EXERCISE REQUIREMENTS:
Leave out the pictures, then reproduce the rest of the material exactly.

* * * * * * * * *

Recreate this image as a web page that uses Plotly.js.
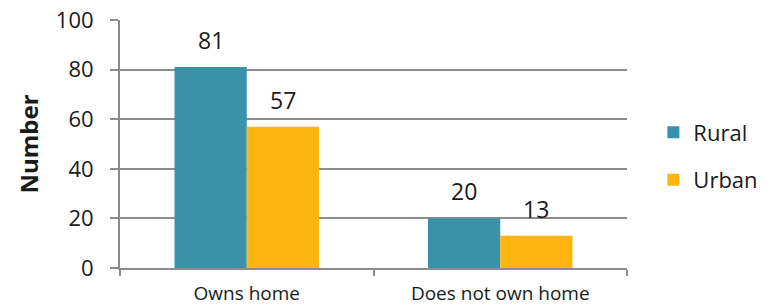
<!DOCTYPE html>
<html>
<head>
<meta charset="utf-8">
<script src="https://cdn.plot.ly/plotly-3.0.1.min.js"></script>
<style>html,body{margin:0;padding:0;background:#fff;}#chart{width:777px;height:305px;}</style>
</head>
<body>
<div id="chart"></div>
<script>
var categories = ["Owns home", "Does not own home"];
var seriesNames = ["Rural", "Urban"];
var rural = [81, 20];
var urban = [57, 13];
var yTicks = [0, 20, 40, 60, 80, 100];

var colors = ["#3A92A8", "#FDB60F"];
var FONT = "Open Sans, DejaVu Sans, sans-serif";

var traces = [rural, urban].map(function (vals, i) {
  return {
    type: "bar",
    name: seriesNames[i],
    x: categories,
    y: vals,
    marker: {color: colors[i]},
    legendgroup: "g" + i,
    hoverinfo: "none"
  };
});

var plotLeft = 120, plotRight = 627;
var plotW = plotRight - plotLeft;
var bargap = 0.43;
var barPx = plotW / categories.length * (1 - bargap) / 2;

var annotations = [];
[rural, urban].forEach(function (vals, i) {
  vals.forEach(function (v, j) {
    annotations.push({
      x: categories[j], y: v, xref: "x", yref: "y",
      text: String(v), showarrow: false,
      yanchor: "bottom", yshift: 9,
      xshift: (i === 0 ? -1 : 1) * barPx / 2,
      font: {family: FONT, size: 23, color: "#1a1a1a"}
    });
  });
});

var layout = {
  width: 777, height: 305,
  margin: {l: plotLeft, r: 777 - plotRight, t: 20, b: 37},
  paper_bgcolor: "#fff", plot_bgcolor: "#fff",
  barmode: "group", bargap: bargap, bargroupgap: 0,
  font: {family: FONT, color: "#1a1a1a"},
  showlegend: true,
  legend: {
    x: 1.052, xanchor: "left", y: 0.45, yanchor: "middle",
    traceorder: "grouped", tracegroupgap: 16,
    font: {family: FONT, size: 22, color: "#1a1a1a"},
    itemwidth: 30
  },
  xaxis: {
    type: "category",
    showline: true, linecolor: "#8c8c8c", linewidth: 2,
    ticks: "outside", tickson: "boundaries", ticklen: 6, tickcolor: "#8c8c8c", tickwidth: 2,
    ticklabelstandoff: 7,
    tickfont: {family: FONT, size: 19, color: "#1a1a1a"},
    showgrid: false, zeroline: false, fixedrange: true
  },
  yaxis: {
    range: [0, 100], tickvals: yTicks, ticktext: yTicks.map(String),
    showline: true, linecolor: "#8c8c8c", linewidth: 2,
    ticks: "outside", ticklen: 8, tickcolor: "#8c8c8c", tickwidth: 2,
    ticklabelstandoff: 12,
    showgrid: true, gridcolor: "#8c8c8c", gridwidth: 2,
    zeroline: false,
    tickfont: {family: FONT, size: 22, color: "#1a1a1a"},
    title: {text: "<b>Number</b>", font: {family: FONT, size: 24, color: "#1a1a1a"}, standoff: 10},
    fixedrange: true
  },
  annotations: annotations
};

Plotly.newPlot("chart", traces, layout, {displayModeBar: false, staticPlot: true});
</script>
</body>
</html>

* * * * * * * * *

RESULT FOR THIS EXERCISE:
Recreate this image as a web page that uses Plotly.js.
<!DOCTYPE html>
<html>
<head>
<meta charset="utf-8">
<script src="https://cdn.plot.ly/plotly-3.0.1.min.js"></script>
<style>html,body{margin:0;padding:0;background:#fff;}#chart{width:777px;height:305px;}</style>
</head>
<body>
<div id="chart"></div>
<script>
var categories = ["Owns home", "Does not own home"];
var seriesNames = ["Rural", "Urban"];
var rural = [81, 20];
var urban = [57, 13];
var yTicks = [0, 20, 40, 60, 80, 100];

var colors = ["#3A92A8", "#FDB60F"];
var FONT = "Open Sans, DejaVu Sans, sans-serif";

var traces = [rural, urban].map(function (vals, i) {
  return {
    type: "bar",
    name: seriesNames[i],
    x: categories,
    y: vals,
    marker: {color: colors[i]},
    legendgroup: "g" + i,
    hoverinfo: "none"
  };
});

var plotLeft = 120, plotRight = 627;
var plotW = plotRight - plotLeft;
var bargap = 0.43;
var barPx = plotW / categories.length * (1 - bargap) / 2;

var annotations = [];
[rural, urban].forEach(function (vals, i) {
  vals.forEach(function (v, j) {
    annotations.push({
      x: categories[j], y: v, xref: "x", yref: "y",
      text: String(v), showarrow: false,
      yanchor: "bottom", yshift: 9,
      xshift: (i === 0 ? -1 : 1) * barPx / 2,
      font: {family: FONT, size: 23, color: "#1a1a1a"}
    });
  });
});

var layout = {
  width: 777, height: 305,
  margin: {l: plotLeft, r: 777 - plotRight, t: 20, b: 37},
  paper_bgcolor: "#fff", plot_bgcolor: "#fff",
  barmode: "group", bargap: bargap, bargroupgap: 0,
  font: {family: FONT, color: "#1a1a1a"},
  showlegend: true,
  legend: {
    x: 1.052, xanchor: "left", y: 0.45, yanchor: "middle",
    traceorder: "grouped", tracegroupgap: 16,
    font: {family: FONT, size: 22, color: "#1a1a1a"},
    itemwidth: 30
  },
  xaxis: {
    type: "category",
    showline: true, linecolor: "#8c8c8c", linewidth: 2,
    ticks: "outside", tickson: "boundaries", ticklen: 6, tickcolor: "#8c8c8c", tickwidth: 2,
    ticklabelstandoff: 7,
    tickfont: {family: FONT, size: 19, color: "#1a1a1a"},
    showgrid: false, zeroline: false, fixedrange: true
  },
  yaxis: {
    range: [0, 100], tickvals: yTicks, ticktext: yTicks.map(String),
    showline: true, linecolor: "#8c8c8c", linewidth: 2,
    ticks: "outside", ticklen: 8, tickcolor: "#8c8c8c", tickwidth: 2,
    ticklabelstandoff: 12,
    showgrid: true, gridcolor: "#8c8c8c", gridwidth: 2,
    zeroline: false,
    tickfont: {family: FONT, size: 22, color: "#1a1a1a"},
    title: {text: "<b>Number</b>", font: {family: FONT, size: 24, color: "#1a1a1a"}, standoff: 10},
    fixedrange: true
  },
  annotations: annotations
};

Plotly.newPlot("chart", traces, layout, {displayModeBar: false, staticPlot: true});
</script>
</body>
</html>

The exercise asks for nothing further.